In 2016 there were more than 44,000 suicides in the United States. This is more than the 37,000 deaths in motor vehicle crashes that occur annually. The construction industry is considered to be high risk for suicide. In July 2016 the Centers for Disease Control (CDC) released the first study of suicides by occupation, and the construction industry had the highest number of suicides and the second highest rate of suicides. The rate was four times higher than that of the general population. If the rate for architects and engineers is included, the rate is approximately six times higher than the general population.

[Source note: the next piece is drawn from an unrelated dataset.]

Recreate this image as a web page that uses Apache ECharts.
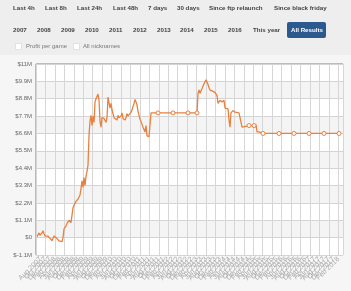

Why the Construction Industry?
Construction has been considered a "rough and tough" industry to work in. Many construction employees work long hours and spend a lot of time away from their families—and there is a lot of pressure in the construction industry. This is frequently expressed as budget, schedule, productivity, quality, and safety standards. Studies also reveal that a majority of male employees do not take time to see doctors or mental health counselors.
Help is Available
Suicide is preventable! Seeking help is the first step. It’s critical that everyone at Swinerton knows and shares this information to promote our Make Safety A Habit, Your Family Needs You culture. We need everyone to care for one another—it’s not enough to just focus on getting people home safely at the end of a shift.
The National Suicide Prevention Lifeline is a free, confidential service that is available 24/7. It provides crisis intervention for people having thoughts about self-harm or who are considering taking their life. The telephone number is 800.273.8255.
In addition, another free resource for help is the Crisis Text Line. You can text “help” or “connect” to 741741.